Over the past 50 years, the Mitchell-Ruff Duo has played a lot of schools, and pianist Dwike Mitchell says he's suffered through a lot of insulting instruments. But before a performance at the Moses Brown School, he sat off stage and shook his head sadly at the tinny electronic keyboard he'd been given for the show. Minutes later, though, Mr. Mitchell and his partner, bassist and French-horn player Willie Ruff, took the makeshift stage with the same poise they'd display at a Greenwich Village club or a Parisian concert hall.

"The piece you just heard was the newest blues you ever heard, because we just made it up a moment ago," announced Mr. Ruff. "And we call it the Providence Independent Schools Stomp, Breakdown Roll-over and Boogie." In addition to being a touring jazz musician, Willie Ruff is a lecturer and music instructor at Yale University. He started his talk for the high school students with a history lesson, about a violent slave rebellion in South Carolina in 1739.

"And this entire insurrection had been organized without recourse to speech. It had been organized by the 'talking drum.' The drum that speaks. Language-carryin' device," he explained. " And law was made against the 'talking drum.' It was prohibited. Africans, African slaves could no longer play drums that spoke."

Willie Ruff and Dwike Mitchell started their musical dialogue together in a segregated Air Force band in 1947. After leaving the military, they both went off to study classical music before hooking up again in the Lionel Hampton Orchestra. A few years later, they struck out on their own, as a duo. Pianist Dwike Mitchell says the music they made reflected the political struggles engulfing black America in the 1950s and '60s.

"As far as struggling is concerned, as far as the jazz struggle, it had the same emotional impact on us as Go Down Moses. ... I really don't think we cared whether we were being received," Mr. Mitchell said. "We just believed in ourselves and believed in the music we were playing, and that was so strong within us, I think if no one had listened, I think I still would have played the same thing that I played."

The duo has played with many of the 20th century's jazz legends, and for one of its civil rights legends. When he was an up-and-coming young minister, Martin Luther King Junior sometimes visited the small New York piano bar where the Mitchell-Ruff duo used to perform. But at the high school gym, the jazzmen didn't want to tell war stories. They wanted to make their point with music. And one of their favorite ways to do that is to invite someone from the audience up to the stage to play a melody.

"Like this one by Mozart, performed by a shy girl named Katherine Meckel, who was all but shoved toward the stage by her friends. And then, the musicians sat down and showed the audience how to improvise a tune," he said.

Afterwards, even though there hadn't been all that much talk of history, students and teachers alike made the connections. Senior Marcus Ricci was another young musician who volunteered to play on the stage.

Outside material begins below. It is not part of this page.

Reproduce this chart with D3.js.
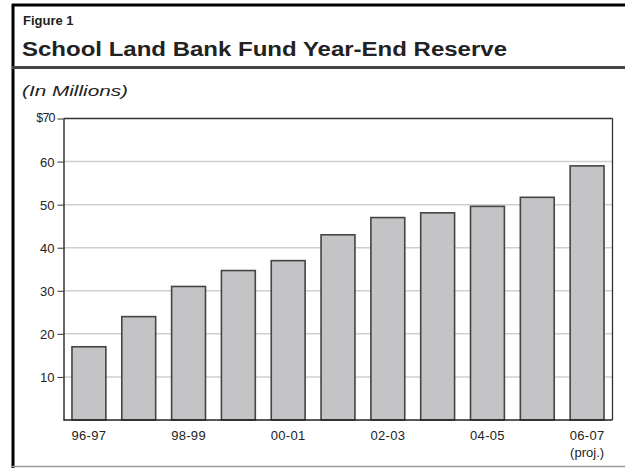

"These guys have been playing since, what the '50s? And I think it's great to see how far they've come and how much they've accomplished," he said. "They were talking about having talking drums taken away, and having to express themselves through different forms, and I think a lot of it's about expression, about getting your message across. They're expressing themselves through music. I really liked how they would get into it and yell and grunt and I thought it was great and I think that's their way of getting their message across and getting heard."

Teachers and administrators had hoped the connection between creative expression and civil rights would come through, and they weren't disappointed.

"I really wanted them to get a sense of both the intellect and the emotion involved in this very important part of American music," said Joan Countryman, headmistress of the Lincoln School for Girls, one of the four private schools that attended the show. A 1960s civil rights leader herself, Ms. Countryman organized the Mitchell-Ruff Duo performance.

"What Willie and Dwike do with the music is explain how it fits into context of American history. Part of the story of jazz is related to slavery, emancipation, the whole history of African-Americans in this country," she said. "And what a wonderful thing for kids to hear music in connection with that and start to make sense of that."

Dwike Mitchell and Willie Ruff never said it, but everyone there seemed to get it. The soundtrack of liberation can be what we think of as struggle or protest music, but it doesn't have to be. It can also be the music of pure joy the music of two partners evangelizing what they love - plucking, growling, shouting…and rocking a flimsy fake piano.